**WRITTEN TASK**. Copy out the listing that follows, exactly, without its pictures.

--- begin INFORMATION PROVIDED ---

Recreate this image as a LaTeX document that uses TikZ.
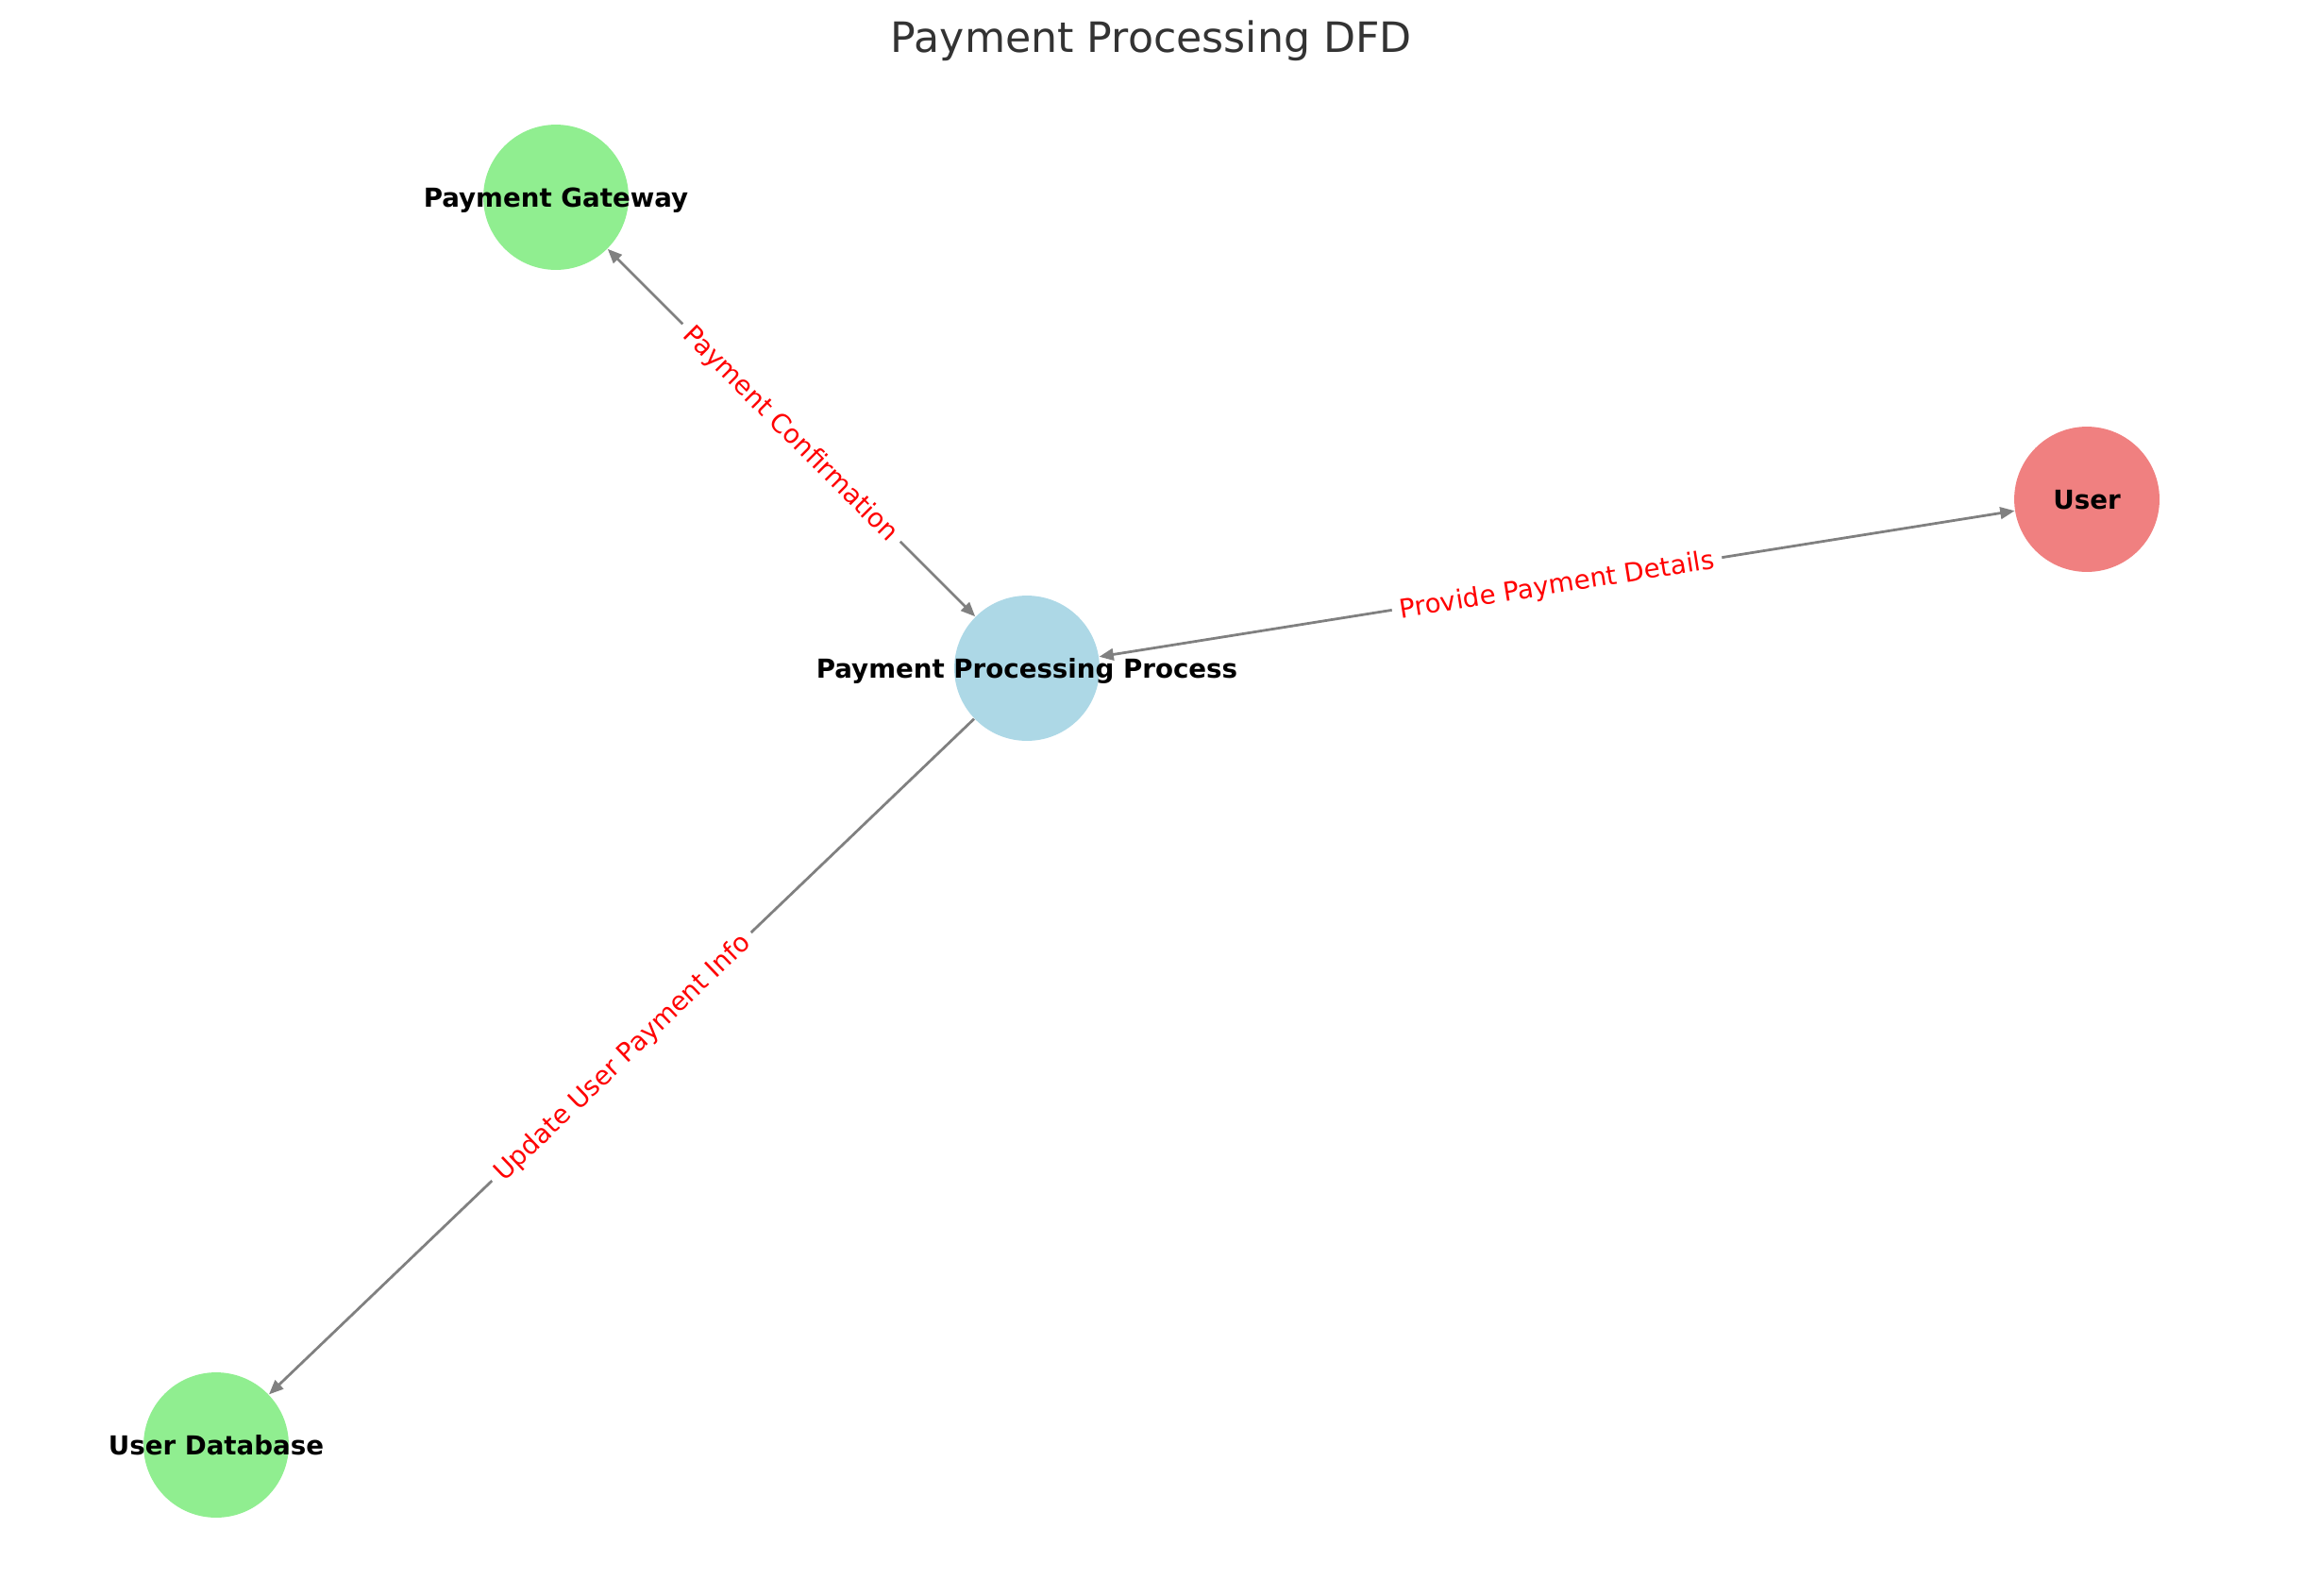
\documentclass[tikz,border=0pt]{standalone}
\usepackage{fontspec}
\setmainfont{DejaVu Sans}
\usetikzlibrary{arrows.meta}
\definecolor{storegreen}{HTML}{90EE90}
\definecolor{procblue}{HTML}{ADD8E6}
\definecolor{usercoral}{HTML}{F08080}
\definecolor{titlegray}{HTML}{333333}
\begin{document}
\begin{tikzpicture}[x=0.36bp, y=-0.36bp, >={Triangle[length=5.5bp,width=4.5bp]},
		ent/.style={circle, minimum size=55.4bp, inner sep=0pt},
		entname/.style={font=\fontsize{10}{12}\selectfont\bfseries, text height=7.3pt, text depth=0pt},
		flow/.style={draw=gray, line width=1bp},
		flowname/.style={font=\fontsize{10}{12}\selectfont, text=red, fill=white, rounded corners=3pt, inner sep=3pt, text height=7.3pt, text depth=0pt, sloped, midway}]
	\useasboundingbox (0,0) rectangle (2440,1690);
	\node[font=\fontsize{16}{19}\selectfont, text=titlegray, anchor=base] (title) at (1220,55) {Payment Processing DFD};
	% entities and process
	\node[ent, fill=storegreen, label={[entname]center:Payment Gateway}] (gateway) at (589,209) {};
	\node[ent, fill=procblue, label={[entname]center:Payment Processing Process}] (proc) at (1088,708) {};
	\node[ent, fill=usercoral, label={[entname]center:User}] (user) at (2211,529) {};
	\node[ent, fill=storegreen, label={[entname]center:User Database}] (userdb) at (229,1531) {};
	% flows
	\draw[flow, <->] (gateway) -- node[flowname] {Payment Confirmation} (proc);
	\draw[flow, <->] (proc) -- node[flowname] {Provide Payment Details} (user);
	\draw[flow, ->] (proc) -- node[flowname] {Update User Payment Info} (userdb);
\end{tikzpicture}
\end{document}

--- end INFORMATION PROVIDED ---

**RESPONSE BELOW**.
Recreate this image as a LaTeX document that uses TikZ.
\documentclass[tikz,border=0pt]{standalone}
\usepackage{fontspec}
\setmainfont{DejaVu Sans}
\usetikzlibrary{arrows.meta}
\definecolor{storegreen}{HTML}{90EE90}
\definecolor{procblue}{HTML}{ADD8E6}
\definecolor{usercoral}{HTML}{F08080}
\definecolor{titlegray}{HTML}{333333}
\begin{document}
\begin{tikzpicture}[x=0.36bp, y=-0.36bp, >={Triangle[length=5.5bp,width=4.5bp]},
		ent/.style={circle, minimum size=55.4bp, inner sep=0pt},
		entname/.style={font=\fontsize{10}{12}\selectfont\bfseries, text height=7.3pt, text depth=0pt},
		flow/.style={draw=gray, line width=1bp},
		flowname/.style={font=\fontsize{10}{12}\selectfont, text=red, fill=white, rounded corners=3pt, inner sep=3pt, text height=7.3pt, text depth=0pt, sloped, midway}]
	\useasboundingbox (0,0) rectangle (2440,1690);
	\node[font=\fontsize{16}{19}\selectfont, text=titlegray, anchor=base] (title) at (1220,55) {Payment Processing DFD};
	% entities and process
	\node[ent, fill=storegreen, label={[entname]center:Payment Gateway}] (gateway) at (589,209) {};
	\node[ent, fill=procblue, label={[entname]center:Payment Processing Process}] (proc) at (1088,708) {};
	\node[ent, fill=usercoral, label={[entname]center:User}] (user) at (2211,529) {};
	\node[ent, fill=storegreen, label={[entname]center:User Database}] (userdb) at (229,1531) {};
	% flows
	\draw[flow, <->] (gateway) -- node[flowname] {Payment Confirmation} (proc);
	\draw[flow, <->] (proc) -- node[flowname] {Provide Payment Details} (user);
	\draw[flow, ->] (proc) -- node[flowname] {Update User Payment Info} (userdb);
\end{tikzpicture}
\end{document}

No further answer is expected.